This Single Fact About A Local Election Will Hurt Your Brain

    One person's vote = half a business vote?

    In Sydney, Australia's largest city, ratepayers will go to the polls on Saturday in a local council election and for the first time people will have one vote while businesses get to cast ... two votes!

    It's a baffling situation that has left people confused as to why a Sydney business would have twice the voting power of an individual. To understand why the city would do it, you have to meet the current lord mayor Clover Moore.

    Moore is an independent who's going for her fourth election win in a row. The state Liberal government, led by premier Mike Baird (pictured), is not a big fan of hers, and in a bid to weaken her grip on power it changed the electoral rules in 2014.

    Mayor Clover Moore told BuzzFeed News it is a fundamentally anti-democratic move to "take control of the city".

    "The Liberal party might like to think that manipulating how people can vote will threaten my support as lord mayor but I have every confidence in my relationship with city businesses and the work we've done to support them in the last 10 years," she said.
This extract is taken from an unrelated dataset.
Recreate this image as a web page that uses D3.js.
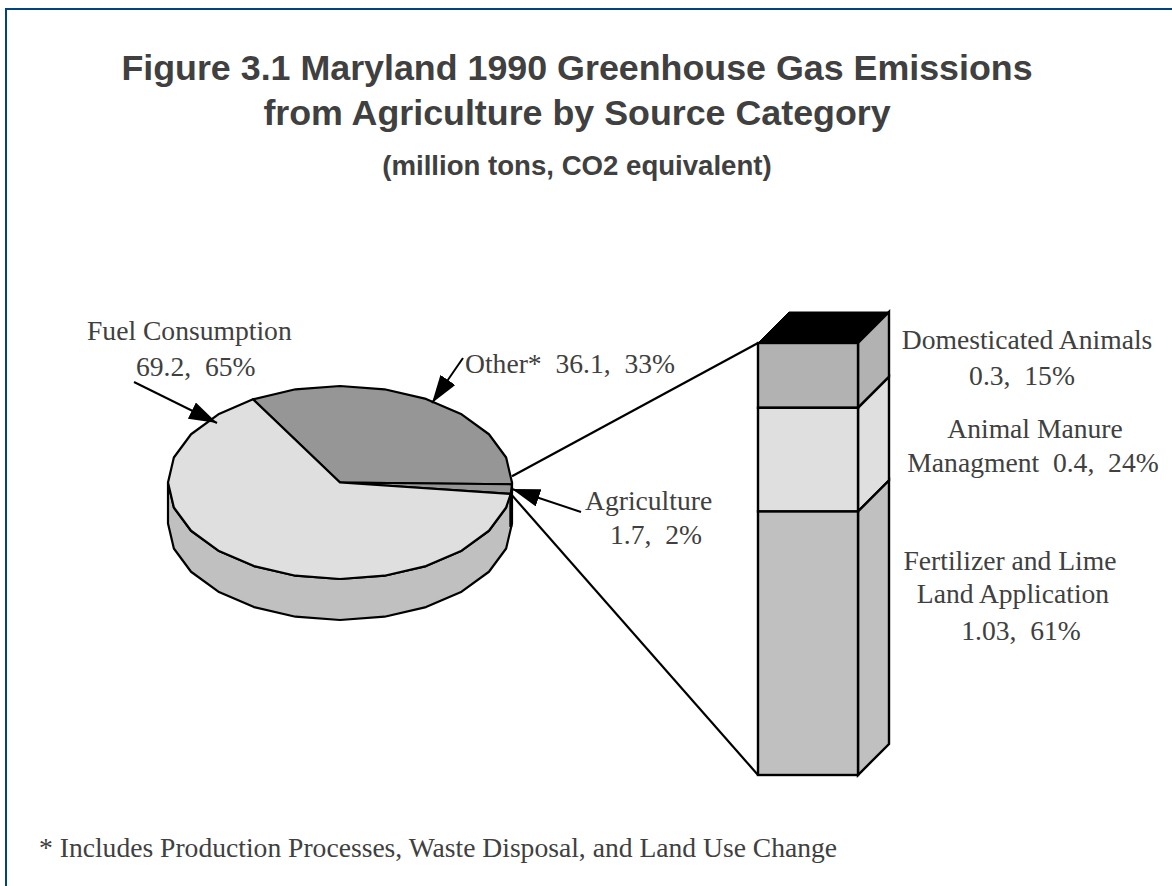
<!DOCTYPE html>
<html>
<head>
<meta charset="utf-8">
<script src="https://cdnjs.cloudflare.com/ajax/libs/d3/7.8.5/d3.min.js"></script>
<style>
  html, body { margin: 0; padding: 0; background: #fff; }
  svg { display: block; }
  .title { font-family: "Liberation Sans", sans-serif; font-weight: bold; fill: #404040; text-anchor: middle; }
  .label { font-family: "Liberation Serif", serif; font-size: 27.6px; fill: #404040; }
</style>
</head>
<body>
<div id="chart"></div>
<script>
// Pie: share of all state emissions, million tons
const pieCategories = ["Other", "Agriculture", "Fuel Consumption"];
const pieValues = [36.1, 1.7, 69.2];
const pieColors = ["#969696", "#969696", "#dfdfdf"];

// Column: breakdown of the agriculture slice, percent
const stackCategories = ["Domesticated Animals", "Animal Manure Managment", "Fertilizer and Lime Land Application"];
const stackPercents = [15, 24, 61];
const stackColors = ["#b2b2b2", "#dfdfdf", "#c0c0c0"];

const titleLines = ["Figure 3.1 Maryland 1990 Greenhouse Gas Emissions", "from Agriculture by Source Category"];
const subtitle = "(million tons, CO2 equivalent)";
const footnote = "* Includes Production Processes, Waste Disposal, and Land Use Change";

const width = 1172, height = 886;

const svg = d3.select("#chart").append("svg")
    .attr("width", width)
    .attr("height", height)
    .attr("viewBox", `0 0 ${width} ${height}`);

// Frame only runs along the top and left
svg.append("path")
    .attr("d", `M6,${height} V9 H${width}`)
    .attr("fill", "none")
    .attr("stroke", "#00437f")
    .attr("stroke-width", 2);

svg.selectAll(".title-line")
    .data(titleLines)
    .enter().append("text")
    .attr("class", "title title-line")
    .attr("x", 577)
    .attr("y", (d, i) => 80 + i * 45)
    .style("font-size", "35.8px")
    .text(d => d);

svg.append("text")
    .attr("class", "title")
    .attr("x", 577)
    .attr("y", 175)
    .style("font-size", "27.6px")
    .text(subtitle);

// Pie drawn as a flattened disc, outline sampled coarsely
const pieX = d3.scaleLinear().domain([-1, 1]).range([168, 512]);
const pieY = d3.scaleLinear().domain([-1, 1]).range([386, 579]);
const pieDepth = 41;
const arcStep = Math.PI / 12;

const pieStart = -30.4 * Math.PI / 180;
const slices = d3.pie().sort(null)
    .startAngle(pieStart)
    .endAngle(pieStart + 2 * Math.PI)(pieValues);

function rimPoints(a0, a1) {
    const pts = [];
    const first = Math.ceil(a0 / arcStep) * arcStep;
    pts.push(a0);
    for (let a = first; a < a1; a += arcStep) {
        if (a > a0 + 0.01 && a < a1 - 0.01) pts.push(a);
    }
    pts.push(a1);
    return pts.map(a => [pieX(Math.sin(a)), pieY(-Math.cos(a))]);
}

const outline = d3.line().curve(d3.curveLinearClosed);

// Visible wall below the rim, from the right edge round to the left edge
const wallPts = rimPoints(Math.PI / 2, 3 * Math.PI / 2);
const wall = wallPts.concat(wallPts.slice().reverse().map(p => [p[0], p[1] + pieDepth]));

svg.append("path")
    .attr("d", outline(wall))
    .attr("fill", "#c0c0c0")
    .attr("stroke", "#000")
    .attr("stroke-width", 2.2)
    .attr("stroke-linejoin", "round");

svg.selectAll(".slice")
    .data(slices)
    .enter().append("path")
    .attr("class", "slice")
    .attr("d", d => outline([[pieX(0), pieY(0)]].concat(rimPoints(d.startAngle, d.endAngle))))
    .attr("fill", (d, i) => pieColors[i])
    .attr("stroke", "#000")
    .attr("stroke-width", 2.2)
    .attr("stroke-linejoin", "round");

// Heavy edge where the agriculture slice meets the wall
const agri = slices[1];
const agriEnd = rimPoints(agri.startAngle, agri.endAngle).pop();
svg.append("line")
    .attr("x1", agriEnd[0]).attr("y1", agriEnd[1])
    .attr("x2", agriEnd[0]).attr("y2", agriEnd[1] + pieDepth - 8)
    .attr("stroke", "#000")
    .attr("stroke-width", 3);

// Stacked column with side and top faces
const stackY = d3.scaleLinear().domain([0, 100]).range([343, 775]);
const stackLeft = 758, stackRight = 858;
const sideDx = 31, sideDy = -31;

let running = 0;
const stackRows = stackPercents.map((p, i) => {
    const row = { y0: running, y1: running + p, color: stackColors[i] };
    running += p;
    return row;
});

const faces = svg.append("g");
faces.selectAll(".side")
    .data(stackRows)
    .enter().append("path")
    .attr("class", "side")
    .attr("d", d => outline([
        [stackRight, stackY(d.y0)],
        [stackRight + sideDx, stackY(d.y0) + sideDy],
        [stackRight + sideDx, stackY(d.y1) + sideDy],
        [stackRight, stackY(d.y1)]
    ]))
    .attr("fill", d => d.color)
    .attr("stroke", "#000")
    .attr("stroke-width", 2.4);

faces.selectAll(".front")
    .data(stackRows)
    .enter().append("rect")
    .attr("class", "front")
    .attr("x", stackLeft)
    .attr("y", d => stackY(d.y0))
    .attr("width", stackRight - stackLeft)
    .attr("height", d => stackY(d.y1) - stackY(d.y0))
    .attr("fill", d => d.color)
    .attr("stroke", "#000")
    .attr("stroke-width", 2.4);

faces.append("path")
    .attr("d", outline([
        [stackLeft, stackY(0)],
        [stackLeft + sideDx, stackY(0) + sideDy],
        [stackRight + sideDx, stackY(0) + sideDy],
        [stackRight, stackY(0)]
    ]))
    .attr("fill", "#000")
    .attr("stroke", "#000");

// Lines tying the agriculture slice to the column
const agriRim = rimPoints(agri.startAngle, agri.endAngle);
const connectors = [
    [agriRim[0][0], agriRim[0][1] - 8, stackLeft, stackY(0)],
    [agriEnd[0], agriEnd[1], stackLeft, stackY(100)]
];
svg.selectAll(".connector")
    .data(connectors)
    .enter().append("line")
    .attr("class", "connector")
    .attr("x1", d => d[0]).attr("y1", d => d[1])
    .attr("x2", d => d[2]).attr("y2", d => d[3])
    .attr("stroke", "#000")
    .attr("stroke-width", 2.2);

// Callout arrows
svg.append("defs").append("marker")
    .attr("id", "head")
    .attr("viewBox", "0 0 28 18")
    .attr("refX", 28)
    .attr("refY", 9)
    .attr("markerWidth", 28)
    .attr("markerHeight", 18)
    .attr("markerUnits", "userSpaceOnUse")
    .attr("orient", "auto")
    .append("path")
    .attr("d", "M0,0 L28,9 L0,18 Z")
    .attr("fill", "#000");

const arrows = [
    [134, 382, 217, 423],
    [463, 358, 432, 403],
    [581, 512, 512, 489]
];
svg.selectAll(".arrow")
    .data(arrows)
    .enter().append("line")
    .attr("class", "arrow")
    .attr("x1", d => d[0]).attr("y1", d => d[1])
    .attr("x2", d => d[2]).attr("y2", d => d[3])
    .attr("stroke", "#000")
    .attr("stroke-width", 2)
    .attr("marker-end", "url(#head)");

// Labels: [text, x, baseline y, anchor]
const labels = [
    ["Fuel Consumption", 87, 340, "start"],
    ["69.2,  65%", 136, 376, "start"],
    ["Other*  36.1,  33%", 465, 373, "start"],
    ["Agriculture", 585, 510, "start"],
    ["1.7,  2%", 610, 544, "start"],
    ["Domesticated Animals", 1027, 349, "middle"],
    ["0.3,  15%", 1022, 385, "middle"],
    ["Animal Manure", 1035, 438, "middle"],
    ["Managment  0.4,  24%", 1033, 472, "middle"],
    ["Fertilizer and Lime", 1010, 570, "middle"],
    ["Land Application", 1013, 603, "middle"],
    ["1.03,  61%", 1021, 640, "middle"]
];
svg.selectAll(".label")
    .data(labels)
    .enter().append("text")
    .attr("class", "label")
    .attr("x", d => d[1])
    .attr("y", d => d[2])
    .attr("text-anchor", d => d[3])
    .style("white-space", "pre")
    .text(d => d[0]);

svg.append("text")
    .attr("class", "label")
    .attr("x", 39)
    .attr("y", 857)
    .text(footnote);
</script>
</body>
</html>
    "I'm confident the community will see this for what it is: an attempt to manipulate democracy and take control of the city."

    The Liberal hoping to topple Moore is councillor Christine Forster who also happens to be the sister of former prime minister Tony Abbott.

    The whole "business get two votes" situation has been blowing the minds of experts for a while now. The ABC's election analyst Antony Green once said "whoever’s putting this up is trying to rort the result".